MC
Margaret Cook
  • Wauconda, IL

Margaret Cook participated in Celebration of Learning

2012 May 7

More than 75 Augustana students from all academic areas shared their advanced research projects on Saturday, May 5, at the Celebration of Learning. This on-campus research symposium annually gives students an opportunity to show off their academic accomplishments to their families and the Augustana community.

Among the students involved:

Margaret Cook, a senior from Wauconda, Ill., majoring in geology. The research was titled Investigation of Crustal Contamination in the Palisades Intrusive Sheet, Fort Lee, New Jersey. The incipient rifting of the supercontinent Pangaea facilitated the emplacement of the eastern North America basalt provinces during the Mesozoic. A generally uniform geochemical signature of high-titanium quartz-normative tholeiitic basalt magma is consistent throughout these flows. Previous research has concluded that these provinces were largely unchanged by crystal fractionation or crustal contamination and were directly extruded from shallow undepleted or enriched homogeneous mantle sources. However, a petrographic investigation of the Palisades intrusive diabase sheet has revealed unique magmatic differentiation features best explained by regional contamination, magma chamber recharge, and at least two pulses of heterogeneous parent magma. The goal of this investigation is to analyze the extent of contamination within the Palisades sheet using radiogenic isotope data. The identification and dating of these geochemical reversals were performed by strontium isotope data analyses on four samples. The results of these analyses are currently under evaluation by the accomplishment of final measurements.

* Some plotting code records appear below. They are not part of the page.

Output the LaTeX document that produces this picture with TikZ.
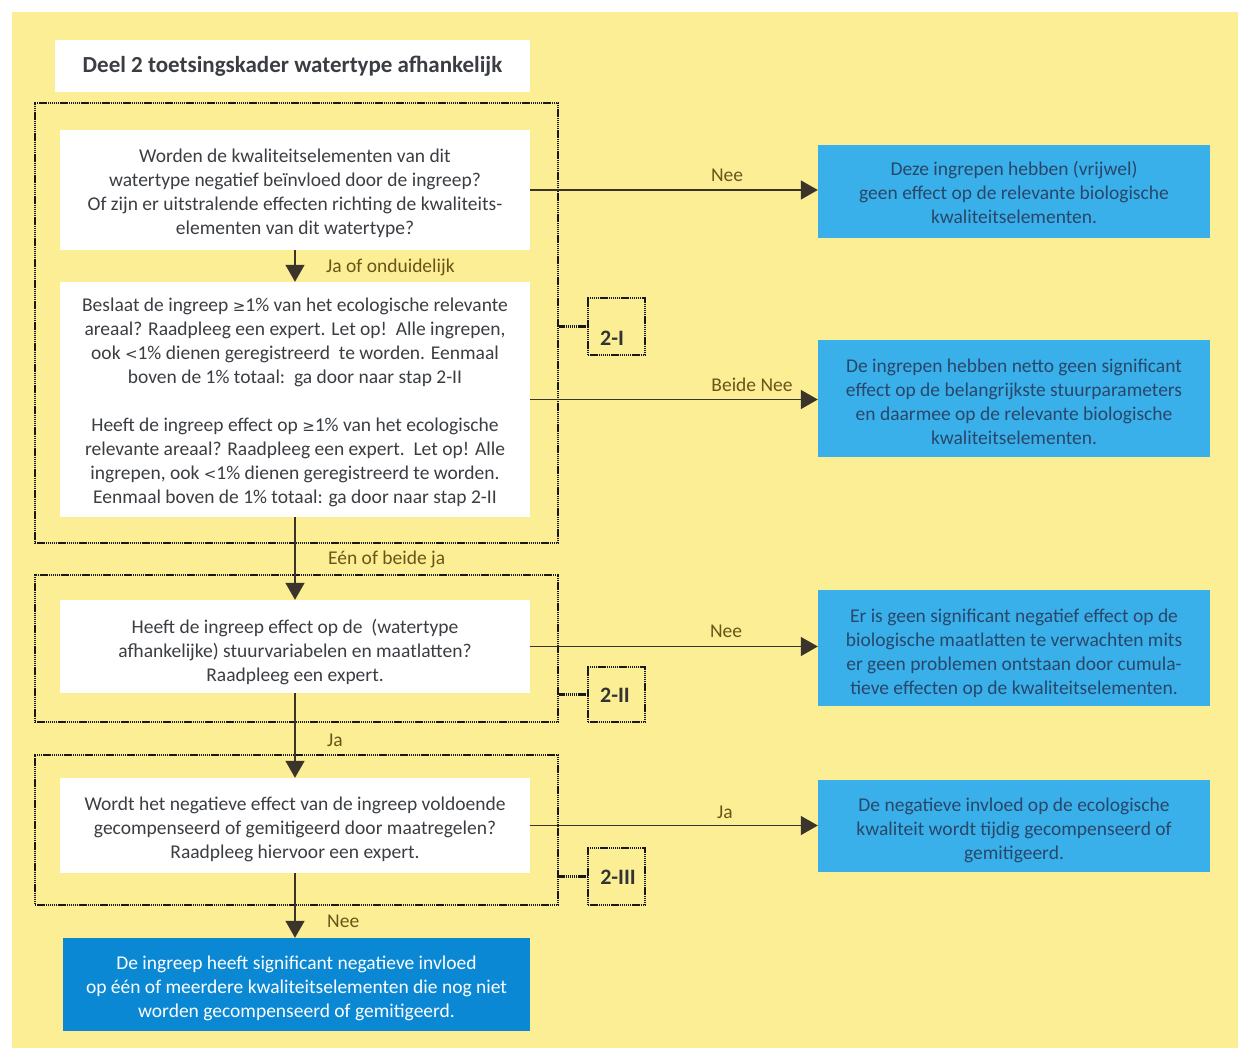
\documentclass[tikz,border=0pt]{standalone}
\usepackage{fontspec}
\setmainfont{Carlito}
\newfontfamily\symf{DejaVu Sans}
\usetikzlibrary{arrows.meta,calc}
\definecolor{bgyellow}{HTML}{FBEE94}
\definecolor{lblue}{HTML}{3AB0EA}
\definecolor{dblue}{HTML}{0A88D4}
\definecolor{txtgray}{HTML}{3A3D42}
\definecolor{txtnavy}{HTML}{28476A}
\definecolor{lblc}{HTML}{6A5418}
\definecolor{arrowc}{HTML}{3A342A}
\newcommand{\gesym}{{\symf\fontsize{15}{24}\selectfont ≥}}
\newcommand{\ltsym}{{\symf\fontsize{15}{24}\selectfont <}}
\begin{document}
\begin{tikzpicture}[x=1pt,y=-1pt,
  basefont/.style={font=\fontsize{19.5}{24}\selectfont},
  whitebox/.style={fill=white, minimum width=470pt, inner sep=0pt},
  bluebox/.style={fill=lblue, minimum width=392pt, inner sep=0pt},
  darkbox/.style={fill=dblue, minimum width=467pt, inner sep=0pt},
  tx/.style={basefont, align=center, inner sep=0pt, text=txtgray},
  txb/.style={tx, text=txtnavy},
  txw/.style={tx, text=white},
  frame/.style={draw=black!90, line width=2.4pt, dash pattern=on 1.4pt off 0.7pt, inner sep=0pt},
  tagbox/.style={frame, minimum width=57pt},
  tagtxt/.style={font=\fontsize{22}{24}\selectfont\bfseries, text=black!80, inner sep=0pt},
  arr/.style={draw=arrowc, line width=1.4pt, -{Triangle[width=19pt,length=17pt]}},
  dotc/.style={draw=black!90, line width=2.4pt, dash pattern=on 1.4pt off 0.7pt},
  lbl/.style={basefont, text=lblc, inner sep=0pt}
]
\useasboundingbox (0,0) rectangle (1238,1048);
\fill[white] (0,0) rectangle (1238,1048);
\fill[bgyellow] (12,12) rectangle (1238,1048);

% title
\node[fill=white, minimum width=475pt, minimum height=52pt, inner sep=0pt,
      font=\fontsize{23}{26}\selectfont\bfseries, text=txtgray] (title) at (292.5,66) {Deel 2 toetsingskader watertype afhankelijk};

% frames
\node[frame, minimum width=523pt, minimum height=440pt] (F1) at (296.5,323) {};
\node[frame, minimum width=523pt, minimum height=147pt] (F2) at (296.5,648.5) {};
\node[frame, minimum width=523pt, minimum height=150pt] (F3) at (296.5,830) {};

% left boxes
\node[whitebox, minimum height=120pt] (A) at (295,190) {};
\node[tx] (At) at ($(A.center)+(0,3)$) {Worden de kwaliteitselementen van dit\\watertype negatief beïnvloed door de ingreep?\\Of zijn er uitstralende effecten richting de kwaliteits-\\elementen van dit watertype?};
\node[whitebox, minimum height=235pt] (B) at (295,399.5) {};
\node[tx] (Bt) at ($(B.center)+(0,3)$) {Beslaat de ingreep \gesym1\% van het ecologische relevante\\areaal? Raadpleeg een expert. Let op!\ \ Alle ingrepen,\\ook \ltsym1\% dienen geregistreerd\ \ te worden. Eenmaal\\boven de 1\% totaal:\ \ ga door naar stap 2-II\\[24pt]Heeft de ingreep effect op \gesym1\% van het ecologische\\relevante areaal? Raadpleeg een expert.\ \ Let op! Alle\\ingrepen, ook \ltsym1\% dienen geregistreerd te worden.\\Eenmaal boven de 1\% totaal: ga door naar stap 2-II};
\node[whitebox, minimum height=93pt] (C) at (295,646.5) {};
\node[tx] (Ct) at ($(C.center)+(0,6)$) {Heeft de ingreep effect op de\ \ (watertype\\afhankelijke) stuurvariabelen en maatlatten?\\Raadpleeg een expert.};
\node[whitebox, minimum height=95pt] (D) at (295,825.5) {};
\node[tx] (Dt) at ($(D.center)+(0,3.5)$) {Wordt het negatieve effect van de ingreep voldoende\\gecompenseerd of gemitigeerd door maatregelen?\\Raadpleeg hiervoor een expert.};
\node[darkbox, minimum height=93pt] (E) at (296.5,984.5) {};
\node[txw] (Et) at ($(E.center)+(0,4)$) {De ingreep heeft significant negatieve invloed\\op één of meerdere kwaliteitselementen die nog niet\\worden gecompenseerd of gemitigeerd.};

% right boxes
\node[bluebox, minimum height=93pt] (R1) at (1014,191.5) {};
\node[txb] (R1t) at ($(R1.center)+(0,1)$) {Deze ingrepen hebben (vrijwel)\\geen effect op de relevante biologische\\kwaliteitselementen.};
\node[bluebox, minimum height=117pt] (R2) at (1014,398.5) {};
\node[txb] (R2t) at ($(R2.center)+(0,3)$) {De ingrepen hebben netto geen significant\\effect op de belangrijkste stuurparameters\\en daarmee op de relevante biologische\\kwaliteitselementen.};
\node[bluebox, minimum height=116pt] (R3) at (1014,648) {};
\node[txb] (R3t) at ($(R3.center)+(0,5)$) {Er is geen significant negatief effect op de\\biologische maatlatten te verwachten mits\\er geen problemen ontstaan door cumula-\\tieve effecten op de kwaliteitselementen.};
\node[bluebox, minimum height=92pt] (R4) at (1014,826) {};
\node[txb] (R4t) at ($(R4.center)+(0,4)$) {De negatieve invloed op de ecologische\\kwaliteit wordt tijdig gecompenseerd of\\gemitigeerd.};

% tags
\node[tagbox, minimum height=57pt] (T1) at (616.5,326.5) {};
\node[tagbox, minimum height=55pt] (T2) at (616.5,694.5) {};
\node[tagbox, minimum height=57pt] (T3) at (616.5,876.5) {};
\node[tagtxt] (t1) at (612,338) {2-I};
\node[tagtxt] (t2) at (615,695) {2-II};
\node[tagtxt] (t3) at (618,877) {2-III};

% tag connectors
\draw[dotc] (T1.west -| F1.east) -- (T1.west);
\draw[dotc] (T2.west -| F2.east) -- (T2.west);
\draw[dotc] (T3.west -| F3.east) -- (T3.west);

% vertical arrows
\draw[arr] (A.south) -- (B.north);
\draw[arr] (B.south) -- (C.north);
\draw[arr] (C.south) -- (D.north);
\draw[arr] (D.south) -- (D.south |- E.north);

% horizontal arrows
\draw[arr] (A.east) -- (A.east -| R1.west);
\draw[arr] (B.east) -- (B.east -| R2.west);
\draw[arr] (C.east) -- (C.east -| R3.west);
\draw[arr] (D.east) -- (D.east -| R4.west);

% labels
\node[lbl, anchor=west] (l1) at (326,267) {Ja of onduidelijk};
\node[lbl, anchor=west] (l2) at (328,559) {Eén of beide ja};
\node[lbl, anchor=west] (l3) at (327,740) {Ja};
\node[lbl, anchor=west] (l4) at (327,921) {Nee};
\node[lbl] (l5) at (727,175) {Nee};
\node[lbl] (l6) at (752,385) {Beide Nee};
\node[lbl] (l7) at (726,631) {Nee};
\node[lbl] (l8) at (725,812) {Ja};
\end{tikzpicture}
\end{document}
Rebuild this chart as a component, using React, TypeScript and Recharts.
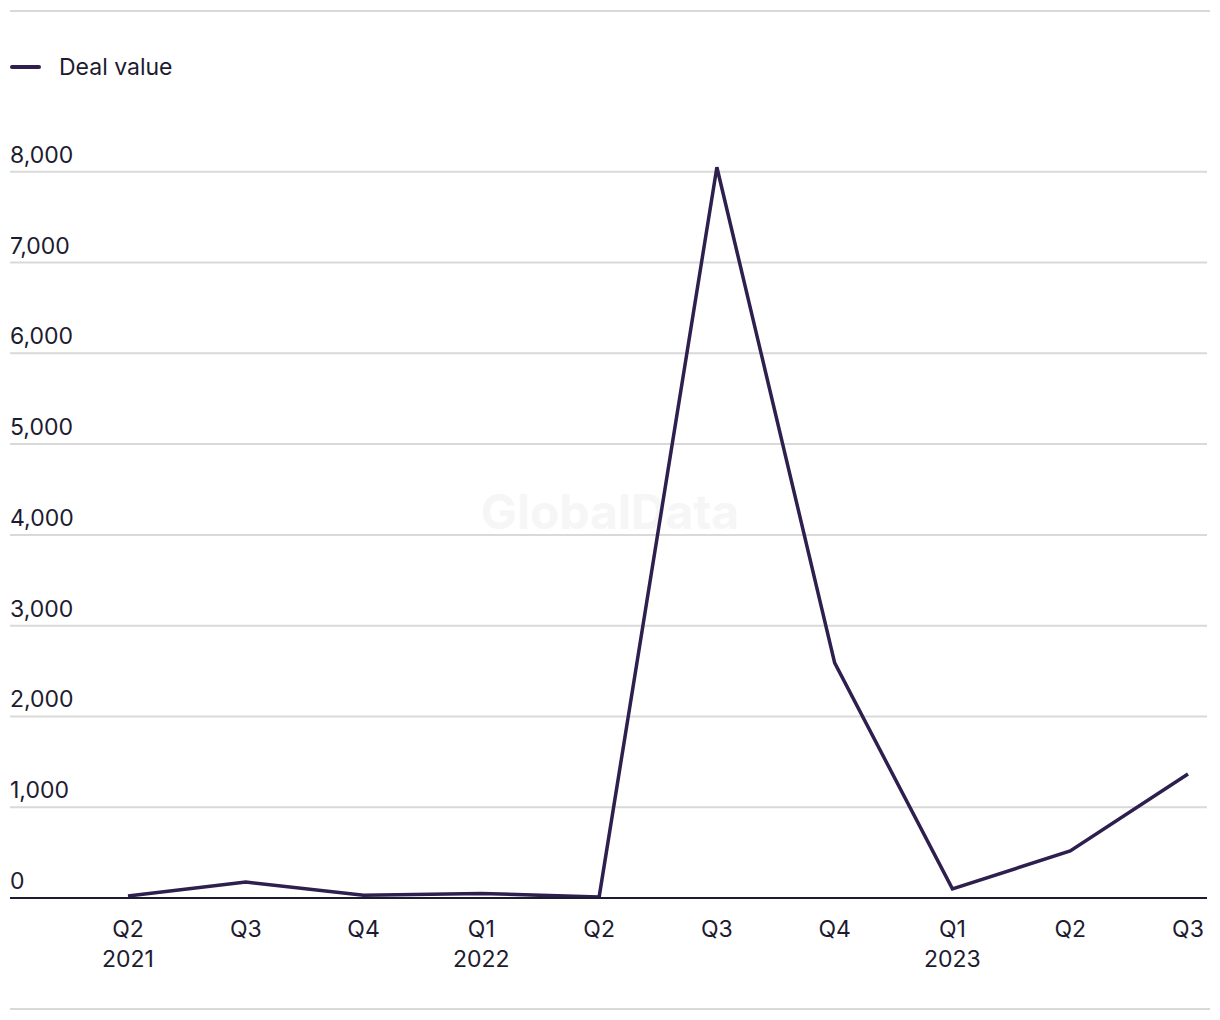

Celebration participants presented their research through a poster display or an oral presentation. Many students expounded on the results of their Senior Inquiry, a multiple-term research project required for most academic programs. Other students shared honors capstone projects or student-faculty research findings. Because of the advanced level of research involved, most of the presenters are upperclass students.

Anne Earel and Stefanie Bluemle, Augustana reference librarians and the event's co-directors, said the Celebration of Learning provided an outlet for students to showcase their accomplishments.

Presentations topics varied greatly and included anthropology, biology, physics, geography, gender studies, theater and more.